Nigel Miguel is Belize’s new Film Commissioner. If you’ve
seen the movie “The Air Up There”, you’ll definitely know
him because he co-starred in that film. He also had a bit role in the prescient
gang film “Colors” and played many other roles in major Hollywood
films. But to really know Nigel Miguel, you’d have to have been in Belize
in the 1980’s when he was playing basketball for the UCLA Bruins, the
winningest team in Men’s division 1 basketball history. At that time,
this son of Belizean parents who migrated to the States, was the first Belizean
to play in Division 1, and Belize – then still in its media infancy -
was justly proud. After that he moved unto Hollywood where he parlayed his basketball
connections into Hollywood fame.
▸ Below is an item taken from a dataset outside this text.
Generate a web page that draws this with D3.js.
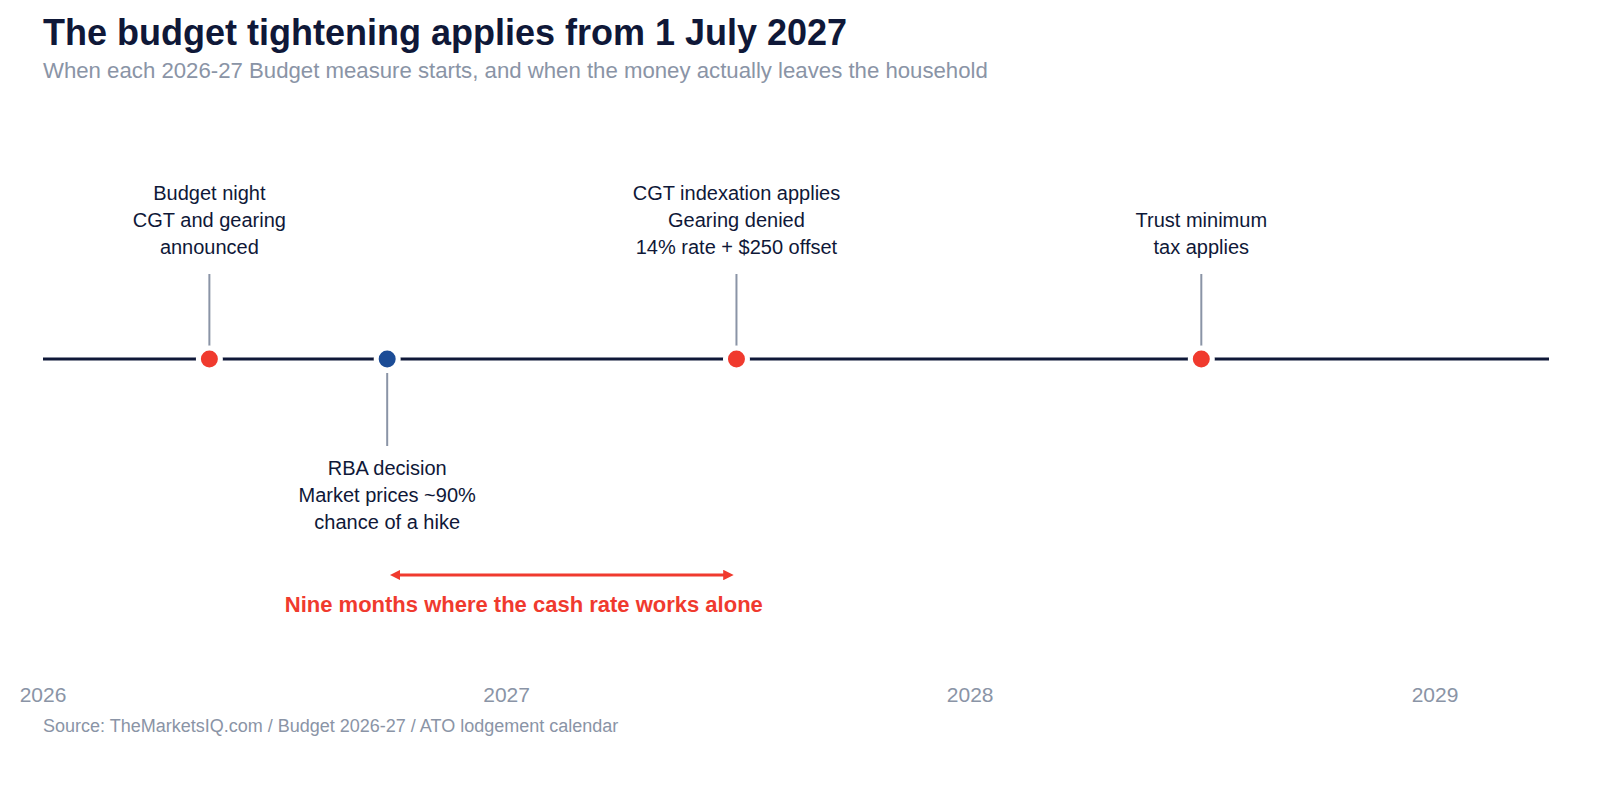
<!DOCTYPE html>
<html>
<head>
<meta charset="utf-8">
<script src="https://cdn.jsdelivr.net/npm/d3@7"></script>
<style>
  body { margin: 0; background: #fff; font-family: "Liberation Sans", Arial, sans-serif; }
</style>
</head>
<body>
<div class="canvas"></div>
<script>
const eventDates = ["2026-05-12", "2026-09-29", "2027-07-01", "2028-07-01"];
const eventLabels = [
  ["Budget night", "CGT and gearing", "announced"],
  ["RBA decision", "Market prices ~90%", "chance of a hike"],
  ["CGT indexation applies", "Gearing denied", "14% rate + $250 offset"],
  ["Trust minimum", "tax applies"],
];
const eventSide = ["above", "below", "above", "above"];
const eventKind = ["budget", "rba", "budget", "budget"];
const tickYears = ["2026", "2027", "2028", "2029"];
const spanDates = ["2026-09-29", "2027-07-01"];
const spanLabel = "Nine months where the cash rate works alone";

const width = 1600, height = 800;
const axisY = 359;
const navy = "#0f1838", red = "#f03a2e", blue = "#1c4c96", grey = "#8a94a6";

const svg = d3.select(".canvas").append("svg")
  .attr("width", width).attr("height", height);

const x = d3.scaleTime()
  .domain([new Date("2026-01-01"), new Date("2029-01-01")])
  .range([43, 1435]);

// title block
svg.append("text").attr("x", 43).attr("y", 45)
  .attr("font-size", 36).attr("font-weight", "bold").attr("fill", navy)
  .text("The budget tightening applies from 1 July 2027");
svg.append("text").attr("x", 43).attr("y", 78)
  .attr("font-size", 22.2).attr("fill", grey)
  .text("When each 2026-27 Budget measure starts, and when the money actually leaves the household");

// timeline
svg.append("line")
  .attr("x1", 43).attr("x2", 1549).attr("y1", axisY).attr("y2", axisY)
  .attr("stroke", navy).attr("stroke-width", 3);

const events = eventDates.map((d, i) => ({
  date: new Date(d), lines: eventLabels[i], side: eventSide[i], kind: eventKind[i],
}));

const g = svg.selectAll("g.event").data(events).enter().append("g").attr("class", "event");

g.append("line")
  .attr("x1", (d) => x(d.date)).attr("x2", (d) => x(d.date))
  .attr("y1", (d) => (d.side === "above" ? 274 : 373))
  .attr("y2", (d) => (d.side === "above" ? 346 : 446))
  .attr("stroke", grey).attr("stroke-width", 2);

g.append("circle")
  .attr("cx", (d) => x(d.date)).attr("cy", axisY).attr("r", 11)
  .attr("fill", (d) => (d.kind === "rba" ? blue : red))
  .attr("stroke", "#fff").attr("stroke-width", 5);

g.each(function (d) {
  const n = d.lines.length;
  const lastBase = 254;
  const firstBase = d.side === "above" ? lastBase - (n - 1) * 27 : 475;
  const t = d3.select(this).append("text")
    .attr("text-anchor", "middle").attr("font-size", 20).attr("fill", navy);
  d.lines.forEach((l, j) => {
    t.append("tspan").attr("x", x(d.date)).attr("y", firstBase + j * 27).text(l);
  });
});

// span arrow
const defs = svg.append("defs");
["start", "end"].forEach((k) => {
  defs.append("marker").attr("id", "arr-" + k)
    .attr("viewBox", "0 0 10 10").attr("refX", 5).attr("refY", 5)
    .attr("markerWidth", 3.5).attr("markerHeight", 3.5)
    .attr("orient", k === "start" ? "auto-start-reverse" : "auto")
    .append("path").attr("d", "M0,0 L10,5 L0,10 z").attr("fill", red);
});
const sx0 = x(new Date(spanDates[0])) + 8, sx1 = x(new Date(spanDates[1])) - 8;
svg.append("line")
  .attr("x1", sx0).attr("x2", sx1).attr("y1", 575).attr("y2", 575)
  .attr("stroke", red).attr("stroke-width", 3)
  .attr("marker-start", "url(#arr-start)").attr("marker-end", "url(#arr-end)");
svg.append("text").attr("x", (sx0 + sx1) / 2 - 38).attr("y", 612)
  .attr("text-anchor", "middle").attr("font-size", 22).attr("font-weight", "bold")
  .attr("fill", red).text(spanLabel);

// year ticks
svg.selectAll("text.tick").data(tickYears).enter().append("text")
  .attr("class", "tick")
  .attr("x", (d) => x(new Date(d + "-01-01"))).attr("y", 702)
  .attr("text-anchor", "middle").attr("font-size", 21).attr("fill", grey)
  .text((d) => d);

svg.append("text").attr("x", 43).attr("y", 732)
  .attr("font-size", 18).attr("fill", grey)
  .text("Source: TheMarketsIQ.com / Budget 2026-27 / ATO lodgement calendar");
</script>
</body>
</html>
And now he’s back in Belize and was recently
named Belize’s new film Commissioner. He picks up where the now deceased
Emory King left off, but as we learned in this NICH prepared piece, he wants
to take film in Belize to another level, forming a genuine film industry. Here’s
more.
Government has appointed a new film commissioner to head the development of
Belize’s film industry after the passing of the late Emory King. Meet
Nigel P. Miguel. Born in Belize in 1963 an athletically blessed 6’5”
Nigel spent more of his formative years in southern California playing basketball
with the likes of Patrick Euwing, Charles Barkley, and Michael Jordan before
an inoperable heel industry sidelined him early on his early basketball career.
Nigel Miguel,
“I’ve always had a passion for filmmaking. After I got injured
I kind of looked around for things I could do and the film stuff kind of fell
in my lap just because I had a following from basketball and people knew who
I was. I was cast in the movie called Colors. I had a small part in that film
but what that allowed me to do I do in that movie is learn the insides of Hollywood
from some big wigs. The director Dennis Hopper is a huge basketball fan and
he took me under his wings, showed me around, I got a chance to really meet
Sean Penn, Robert Duvall, Damon Wayans, Don Cheadle, and develop relationships
with these guys so that movie in that time of my life was very important as
far as it laid the groundwork, the foundation for what I am doing now.”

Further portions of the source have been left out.